It is more efficient though to call :py:meth:`~.Domain.convert_from` with the
source domain specified as the second argument::

  >>> QQ.convert_from(ZZ(2), ZZ)
  2

Unifying domains
================

When we want to combine elements from two different domains and perform mixed
calculations with them we need to

#. Choose a new domain that can represent all elements of both.
#. Convert all elements to the new domain.
#. Perform the calculation in the new domain.

The key question arising from point 1. is how to choose a domain that can
represent the elements of both domains. For this there is the
:py:meth:`~.Domain.unify` method::

  >>> x1, K1 = ZZ(2), ZZ
  >>> y2, K2 = QQ(3, 2), QQ
  >>> K1
  ZZ
  >>> K2
  QQ
  >>> K3 = K1.unify(K2)
  >>> K3
  QQ
  >>> x3 = K3.convert_from(x1, K1)
  >>> y3 = K3.convert_from(y2, K2)
  >>> x3 + y3
  7/2

The :py:meth:`~.Domain.unify` method will find a domain that encompasses both
domains so in this example ``ZZ.unify(QQ)`` gives :ref:`QQ` because every element
of :ref:`ZZ` can be represented as an element of :ref:`QQ`. This means that all
inputs (``x1`` and ``y2``) can be converted to the elements of the common
domain ``K3`` (as ``x3`` and ``y3``). Once in the common domain we can safely
use arithmetic operations like ``+``. In this example one domain is a superset
of the other and we see that ``K1.unify(K2) == K2`` so it is not actually
necessary to convert ``y2``. In general though ``K1.unify(K2)`` can give a new
domain that is not equal to either ``K1`` or ``K2``.

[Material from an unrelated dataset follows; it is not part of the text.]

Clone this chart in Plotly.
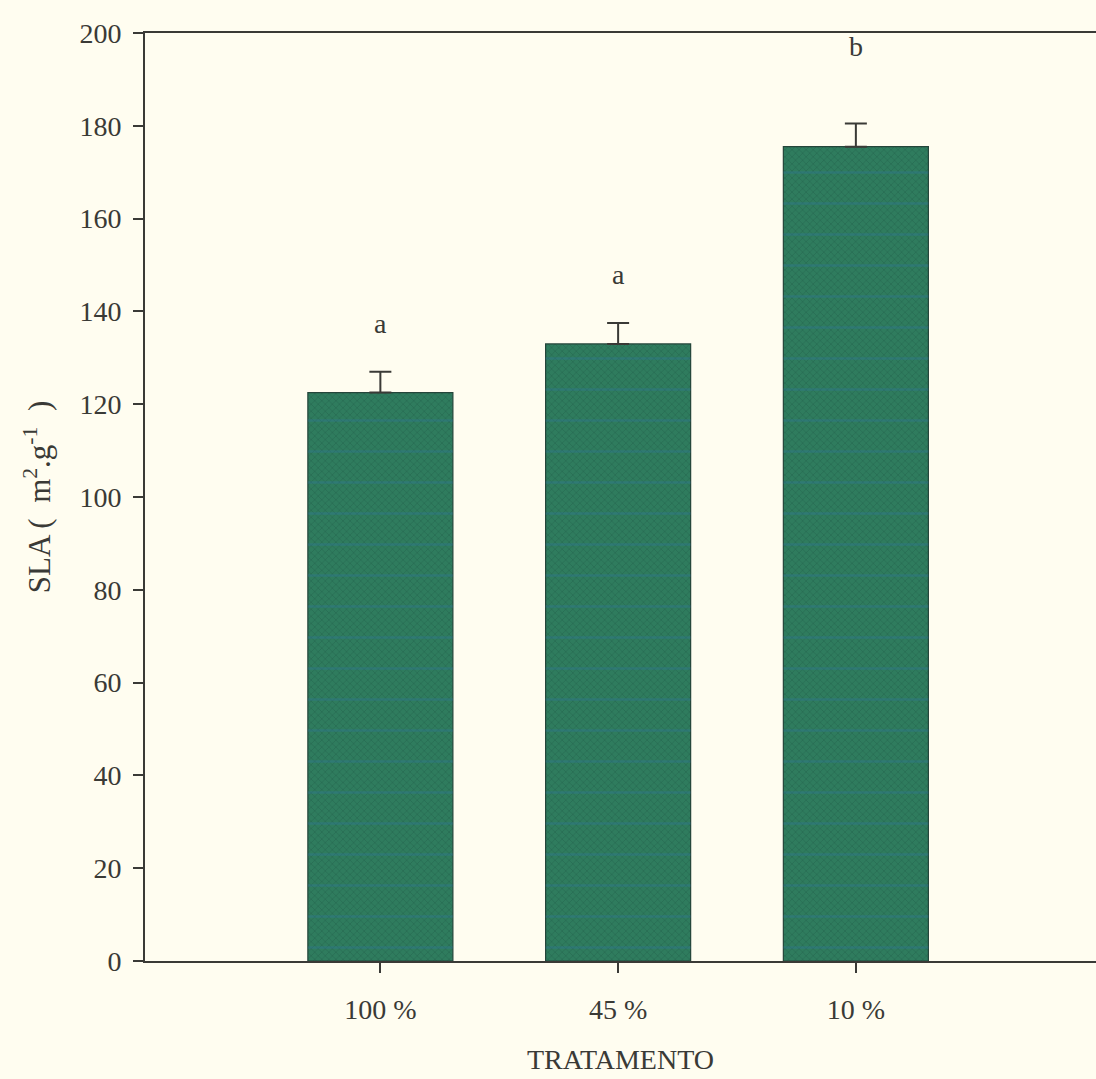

The :py:meth:`~.Domain.unify` method understands how to combine different
polynomial ring domains and how to unify the base domain::

  >>> ZZ[x].unify(ZZ[y])
  ZZ[x,y]
  >>> ZZ[x,y].unify(ZZ[y])
  ZZ[x,y]
  >>> ZZ[x].unify(QQ)
  QQ[x]

It is also possible to unify algebraic fields and rational function fields as
well::

  >>> K1 = QQ.algebraic_field(sqrt(2))[x]
  >>> K2 = QQ.algebraic_field(sqrt(3))[y]
  >>> K1
  QQ<sqrt(2)>[x]
  >>> K2
  QQ<sqrt(3)>[y]
  >>> K1.unify(K2)
  QQ<sqrt(2) + sqrt(3)>[x,y]
  >>> QQ.frac_field(x).unify(ZZ[y])
  ZZ(x,y)

Internals of a Poly
===================

We are now in a position to understand how the :py:class:`~.Poly` class works
internally. This is the public interface of :py:class:`~.Poly`::

  >>> from sympy import Poly, symbols, ZZ
  >>> x, y, z, t = symbols('x, y, z, t')
  >>> p = Poly(x**2 + 1, x, domain=ZZ)
  >>> p
  Poly(x**2 + 1, x, domain='ZZ')
  >>> p.gens
  (x,)
  >>> p.domain
  ZZ
  >>> p.all_coeffs()
  [1, 0, 1]
  >>> p.as_expr()
  x**2 + 1

This is the internal implementation of :py:class:`~.Poly`::

  >>> d = p.rep  # internal representation of Poly
  >>> d
  DMP([1, 0, 1], ZZ, None)
  >>> d.rep      # internal representation of DMP
  [1, 0, 1]
  >>> type(d.rep)
  <class 'list'>
  >>> type(d.rep[0])  # doctest: +SKIP
  <class 'int'>
  >>> d.dom
  ZZ

The internal representation of a :py:class:`~.Poly` instance is an instance of
:py:class:`~.DMP` which is the class used for domain elements in the old
polynomial ring domain :py:meth:`~.Domain.old_poly_ring`. This represents the
polynomial as a list of coefficients which are themselves elements of a domain
and keeps a reference to their domain (:ref:`ZZ` in this example).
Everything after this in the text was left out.